Start Task inputs

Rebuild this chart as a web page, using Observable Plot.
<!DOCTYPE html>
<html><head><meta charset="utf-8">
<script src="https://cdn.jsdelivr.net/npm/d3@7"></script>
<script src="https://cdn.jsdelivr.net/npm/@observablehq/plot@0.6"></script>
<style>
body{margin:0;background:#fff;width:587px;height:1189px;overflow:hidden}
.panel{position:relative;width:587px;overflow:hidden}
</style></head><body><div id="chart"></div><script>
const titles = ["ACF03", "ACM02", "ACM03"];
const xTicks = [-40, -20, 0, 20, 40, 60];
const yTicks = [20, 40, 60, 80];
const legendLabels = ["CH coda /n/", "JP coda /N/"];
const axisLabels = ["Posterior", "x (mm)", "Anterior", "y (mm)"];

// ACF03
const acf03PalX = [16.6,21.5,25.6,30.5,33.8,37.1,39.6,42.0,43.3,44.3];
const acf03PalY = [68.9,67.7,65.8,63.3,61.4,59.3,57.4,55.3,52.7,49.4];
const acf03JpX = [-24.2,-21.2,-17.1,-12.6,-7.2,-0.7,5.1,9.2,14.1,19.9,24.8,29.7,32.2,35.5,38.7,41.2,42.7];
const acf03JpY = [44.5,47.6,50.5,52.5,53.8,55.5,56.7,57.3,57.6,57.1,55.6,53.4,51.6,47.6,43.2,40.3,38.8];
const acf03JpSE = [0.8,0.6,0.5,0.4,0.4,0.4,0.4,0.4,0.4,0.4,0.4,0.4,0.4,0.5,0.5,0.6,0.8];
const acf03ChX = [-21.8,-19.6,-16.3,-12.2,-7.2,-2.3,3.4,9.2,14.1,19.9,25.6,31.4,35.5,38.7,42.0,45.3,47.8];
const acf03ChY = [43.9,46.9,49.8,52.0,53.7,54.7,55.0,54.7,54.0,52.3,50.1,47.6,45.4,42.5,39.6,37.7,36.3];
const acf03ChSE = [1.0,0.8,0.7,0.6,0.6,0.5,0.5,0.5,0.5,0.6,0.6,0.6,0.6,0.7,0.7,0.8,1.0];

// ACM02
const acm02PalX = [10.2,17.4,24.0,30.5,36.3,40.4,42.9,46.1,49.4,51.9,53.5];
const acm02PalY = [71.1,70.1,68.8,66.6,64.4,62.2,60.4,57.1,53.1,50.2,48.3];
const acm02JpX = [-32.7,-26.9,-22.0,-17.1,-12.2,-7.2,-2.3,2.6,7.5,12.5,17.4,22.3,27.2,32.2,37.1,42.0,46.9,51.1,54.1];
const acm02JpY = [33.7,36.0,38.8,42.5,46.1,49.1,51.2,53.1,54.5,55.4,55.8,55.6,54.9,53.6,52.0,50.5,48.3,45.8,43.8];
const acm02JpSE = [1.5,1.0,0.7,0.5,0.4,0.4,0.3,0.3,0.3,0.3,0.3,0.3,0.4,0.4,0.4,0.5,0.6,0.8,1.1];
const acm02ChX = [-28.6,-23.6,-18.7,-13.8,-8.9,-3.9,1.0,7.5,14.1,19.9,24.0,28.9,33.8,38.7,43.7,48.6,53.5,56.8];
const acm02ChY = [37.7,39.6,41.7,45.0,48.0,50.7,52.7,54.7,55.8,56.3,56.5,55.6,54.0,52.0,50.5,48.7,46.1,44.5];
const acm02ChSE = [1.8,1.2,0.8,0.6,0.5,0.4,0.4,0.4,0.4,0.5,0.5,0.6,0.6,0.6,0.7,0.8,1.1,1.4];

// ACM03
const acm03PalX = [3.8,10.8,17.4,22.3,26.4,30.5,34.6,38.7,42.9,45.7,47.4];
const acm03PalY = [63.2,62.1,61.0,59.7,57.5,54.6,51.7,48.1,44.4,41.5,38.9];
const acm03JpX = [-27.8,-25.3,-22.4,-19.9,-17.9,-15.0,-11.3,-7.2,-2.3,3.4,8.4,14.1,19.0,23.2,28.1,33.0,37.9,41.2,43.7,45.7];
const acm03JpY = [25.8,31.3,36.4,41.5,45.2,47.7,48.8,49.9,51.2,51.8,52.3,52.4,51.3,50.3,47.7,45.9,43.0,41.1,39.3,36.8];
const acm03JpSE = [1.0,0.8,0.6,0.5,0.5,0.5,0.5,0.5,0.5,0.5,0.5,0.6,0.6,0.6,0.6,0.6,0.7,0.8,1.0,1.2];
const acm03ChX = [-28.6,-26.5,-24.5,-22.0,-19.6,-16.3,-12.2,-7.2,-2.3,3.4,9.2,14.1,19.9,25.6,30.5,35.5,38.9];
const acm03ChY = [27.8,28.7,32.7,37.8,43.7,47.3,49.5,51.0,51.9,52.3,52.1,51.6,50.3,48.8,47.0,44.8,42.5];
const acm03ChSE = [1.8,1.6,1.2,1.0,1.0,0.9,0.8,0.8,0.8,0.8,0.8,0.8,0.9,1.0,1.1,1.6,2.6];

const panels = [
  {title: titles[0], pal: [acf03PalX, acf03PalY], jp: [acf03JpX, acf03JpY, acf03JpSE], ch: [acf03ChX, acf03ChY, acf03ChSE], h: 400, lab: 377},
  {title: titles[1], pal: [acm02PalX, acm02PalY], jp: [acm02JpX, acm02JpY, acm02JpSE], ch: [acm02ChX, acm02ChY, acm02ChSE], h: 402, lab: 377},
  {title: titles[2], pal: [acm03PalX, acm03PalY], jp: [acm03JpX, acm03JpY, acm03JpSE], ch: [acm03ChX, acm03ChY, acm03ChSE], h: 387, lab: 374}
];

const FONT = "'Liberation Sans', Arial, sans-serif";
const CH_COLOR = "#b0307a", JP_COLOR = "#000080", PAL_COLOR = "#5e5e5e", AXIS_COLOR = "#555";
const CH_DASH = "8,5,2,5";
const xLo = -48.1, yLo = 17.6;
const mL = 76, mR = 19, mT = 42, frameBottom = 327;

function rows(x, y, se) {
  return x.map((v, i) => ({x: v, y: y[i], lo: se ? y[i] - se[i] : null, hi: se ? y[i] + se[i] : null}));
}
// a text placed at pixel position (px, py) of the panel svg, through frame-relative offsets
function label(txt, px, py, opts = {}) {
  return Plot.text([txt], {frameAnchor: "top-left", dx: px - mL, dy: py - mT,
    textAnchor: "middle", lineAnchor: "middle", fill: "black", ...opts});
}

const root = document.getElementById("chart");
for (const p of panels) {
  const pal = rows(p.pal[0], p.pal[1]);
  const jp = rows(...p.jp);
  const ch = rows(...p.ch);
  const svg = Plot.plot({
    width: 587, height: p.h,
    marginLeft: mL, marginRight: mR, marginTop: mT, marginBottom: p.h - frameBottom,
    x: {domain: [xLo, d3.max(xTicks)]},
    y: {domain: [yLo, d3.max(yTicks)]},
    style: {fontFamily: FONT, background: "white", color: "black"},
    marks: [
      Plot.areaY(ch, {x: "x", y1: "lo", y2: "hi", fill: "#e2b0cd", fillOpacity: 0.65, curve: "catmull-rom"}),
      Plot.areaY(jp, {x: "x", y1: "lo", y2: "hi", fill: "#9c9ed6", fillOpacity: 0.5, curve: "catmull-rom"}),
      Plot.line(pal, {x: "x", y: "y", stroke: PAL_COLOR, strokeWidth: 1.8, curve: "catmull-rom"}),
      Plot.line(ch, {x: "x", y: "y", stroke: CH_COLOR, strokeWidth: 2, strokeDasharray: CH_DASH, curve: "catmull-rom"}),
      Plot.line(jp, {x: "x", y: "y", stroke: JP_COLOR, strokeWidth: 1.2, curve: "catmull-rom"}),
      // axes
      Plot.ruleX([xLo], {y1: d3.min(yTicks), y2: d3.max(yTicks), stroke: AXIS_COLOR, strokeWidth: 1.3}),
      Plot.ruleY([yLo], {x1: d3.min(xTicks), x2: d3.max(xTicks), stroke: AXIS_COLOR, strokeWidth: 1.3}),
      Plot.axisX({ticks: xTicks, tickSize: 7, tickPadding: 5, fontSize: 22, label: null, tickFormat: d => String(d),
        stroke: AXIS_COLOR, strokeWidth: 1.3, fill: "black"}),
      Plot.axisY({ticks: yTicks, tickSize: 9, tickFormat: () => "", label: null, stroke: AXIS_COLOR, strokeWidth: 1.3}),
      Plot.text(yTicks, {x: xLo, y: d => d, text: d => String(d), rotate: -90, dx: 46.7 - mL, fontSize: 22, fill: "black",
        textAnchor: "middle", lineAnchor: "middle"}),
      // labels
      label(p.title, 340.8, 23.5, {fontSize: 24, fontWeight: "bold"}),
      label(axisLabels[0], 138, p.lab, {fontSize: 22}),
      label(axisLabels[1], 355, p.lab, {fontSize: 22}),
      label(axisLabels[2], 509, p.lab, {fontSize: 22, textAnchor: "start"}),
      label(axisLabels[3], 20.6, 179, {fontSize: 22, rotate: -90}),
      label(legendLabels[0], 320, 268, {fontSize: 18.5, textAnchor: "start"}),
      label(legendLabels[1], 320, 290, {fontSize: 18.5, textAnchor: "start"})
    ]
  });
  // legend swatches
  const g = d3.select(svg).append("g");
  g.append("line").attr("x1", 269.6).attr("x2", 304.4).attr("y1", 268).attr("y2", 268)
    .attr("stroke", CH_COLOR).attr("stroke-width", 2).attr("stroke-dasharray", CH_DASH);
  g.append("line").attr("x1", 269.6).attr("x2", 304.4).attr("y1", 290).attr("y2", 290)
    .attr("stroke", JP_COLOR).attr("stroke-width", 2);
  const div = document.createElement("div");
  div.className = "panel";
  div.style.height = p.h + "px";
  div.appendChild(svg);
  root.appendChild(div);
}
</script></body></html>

End Task inputs
Start Task inputs

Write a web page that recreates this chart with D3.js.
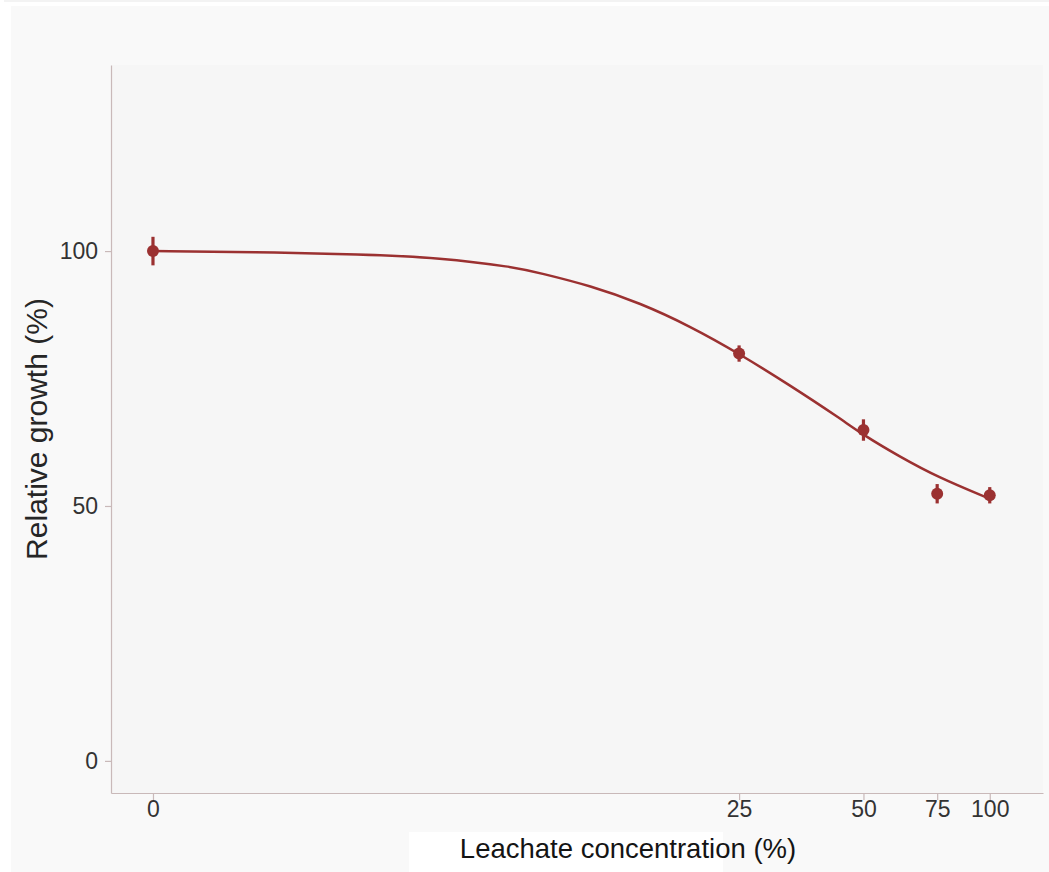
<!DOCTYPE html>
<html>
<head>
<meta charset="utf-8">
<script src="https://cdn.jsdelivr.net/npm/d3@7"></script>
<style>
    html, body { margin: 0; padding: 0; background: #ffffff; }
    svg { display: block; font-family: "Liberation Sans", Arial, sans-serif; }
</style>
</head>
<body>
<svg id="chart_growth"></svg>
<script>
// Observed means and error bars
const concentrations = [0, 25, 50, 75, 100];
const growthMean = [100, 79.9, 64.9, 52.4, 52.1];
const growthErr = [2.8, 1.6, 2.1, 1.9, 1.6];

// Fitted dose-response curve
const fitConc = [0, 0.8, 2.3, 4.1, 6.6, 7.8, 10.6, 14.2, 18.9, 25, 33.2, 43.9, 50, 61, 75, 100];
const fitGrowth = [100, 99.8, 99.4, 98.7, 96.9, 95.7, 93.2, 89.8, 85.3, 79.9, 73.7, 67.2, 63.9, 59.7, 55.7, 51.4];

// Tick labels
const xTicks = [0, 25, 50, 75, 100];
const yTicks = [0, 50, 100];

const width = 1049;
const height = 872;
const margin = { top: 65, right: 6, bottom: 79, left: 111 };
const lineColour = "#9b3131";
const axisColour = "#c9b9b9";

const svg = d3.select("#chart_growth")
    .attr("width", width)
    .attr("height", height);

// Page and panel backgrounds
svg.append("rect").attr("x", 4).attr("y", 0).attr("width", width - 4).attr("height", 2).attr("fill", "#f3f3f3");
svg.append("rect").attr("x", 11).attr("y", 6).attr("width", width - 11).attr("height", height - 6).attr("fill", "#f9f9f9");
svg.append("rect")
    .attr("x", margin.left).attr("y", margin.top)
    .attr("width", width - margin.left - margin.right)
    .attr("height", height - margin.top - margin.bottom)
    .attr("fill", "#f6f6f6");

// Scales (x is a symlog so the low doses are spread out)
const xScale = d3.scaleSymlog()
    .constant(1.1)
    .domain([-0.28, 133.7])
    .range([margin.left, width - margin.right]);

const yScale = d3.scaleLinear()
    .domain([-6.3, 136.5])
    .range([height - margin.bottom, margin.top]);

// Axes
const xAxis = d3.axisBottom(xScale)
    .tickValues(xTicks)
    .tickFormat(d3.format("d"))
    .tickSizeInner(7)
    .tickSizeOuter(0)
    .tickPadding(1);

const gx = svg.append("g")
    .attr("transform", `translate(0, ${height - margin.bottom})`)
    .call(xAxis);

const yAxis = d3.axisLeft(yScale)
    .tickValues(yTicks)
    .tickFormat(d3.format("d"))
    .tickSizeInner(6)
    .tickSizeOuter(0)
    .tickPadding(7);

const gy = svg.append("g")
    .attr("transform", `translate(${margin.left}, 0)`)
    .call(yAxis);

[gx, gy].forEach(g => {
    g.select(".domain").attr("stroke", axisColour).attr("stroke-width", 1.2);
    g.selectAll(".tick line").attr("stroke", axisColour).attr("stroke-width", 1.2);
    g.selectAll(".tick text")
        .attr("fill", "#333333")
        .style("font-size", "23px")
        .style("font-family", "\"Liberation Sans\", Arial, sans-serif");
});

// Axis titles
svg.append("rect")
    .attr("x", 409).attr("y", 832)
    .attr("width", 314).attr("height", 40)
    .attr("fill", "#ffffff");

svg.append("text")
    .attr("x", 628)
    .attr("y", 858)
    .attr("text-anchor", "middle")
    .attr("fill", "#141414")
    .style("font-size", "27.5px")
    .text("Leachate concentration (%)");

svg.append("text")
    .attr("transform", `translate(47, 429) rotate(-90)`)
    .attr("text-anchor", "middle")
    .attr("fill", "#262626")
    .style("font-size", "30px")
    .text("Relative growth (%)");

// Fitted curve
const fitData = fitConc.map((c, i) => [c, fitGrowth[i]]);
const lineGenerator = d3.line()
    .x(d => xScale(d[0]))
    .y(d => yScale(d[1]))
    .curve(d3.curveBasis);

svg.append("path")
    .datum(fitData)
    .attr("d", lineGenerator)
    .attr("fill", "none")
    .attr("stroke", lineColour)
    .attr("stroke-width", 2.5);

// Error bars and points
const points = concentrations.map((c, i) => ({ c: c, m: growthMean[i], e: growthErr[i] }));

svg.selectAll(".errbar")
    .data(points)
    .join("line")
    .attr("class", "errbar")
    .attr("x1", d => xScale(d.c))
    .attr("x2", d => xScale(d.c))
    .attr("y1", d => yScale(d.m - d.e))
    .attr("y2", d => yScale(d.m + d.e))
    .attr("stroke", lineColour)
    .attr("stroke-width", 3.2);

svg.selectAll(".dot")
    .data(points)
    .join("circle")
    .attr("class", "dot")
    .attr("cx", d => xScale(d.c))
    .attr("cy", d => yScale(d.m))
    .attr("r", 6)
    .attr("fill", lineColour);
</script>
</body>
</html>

End Task inputs

▸ **What you need to do**
Reproduce the data above exactly, but only the lines from the one showing "Write a web" through the one showing "const growthErr = [2.8, 1.6, 2.1, 1.9, 1.6];", with both ends kept and the pictures left out.

▸ **Expected output**
Write a web page that recreates this chart with D3.js.
<!DOCTYPE html>
<html>
<head>
<meta charset="utf-8">
<script src="https://cdn.jsdelivr.net/npm/d3@7"></script>
<style>
    html, body { margin: 0; padding: 0; background: #ffffff; }
    svg { display: block; font-family: "Liberation Sans", Arial, sans-serif; }
</style>
</head>
<body>
<svg id="chart_growth"></svg>
<script>
// Observed means and error bars
const concentrations = [0, 25, 50, 75, 100];
const growthMean = [100, 79.9, 64.9, 52.4, 52.1];
const growthErr = [2.8, 1.6, 2.1, 1.9, 1.6];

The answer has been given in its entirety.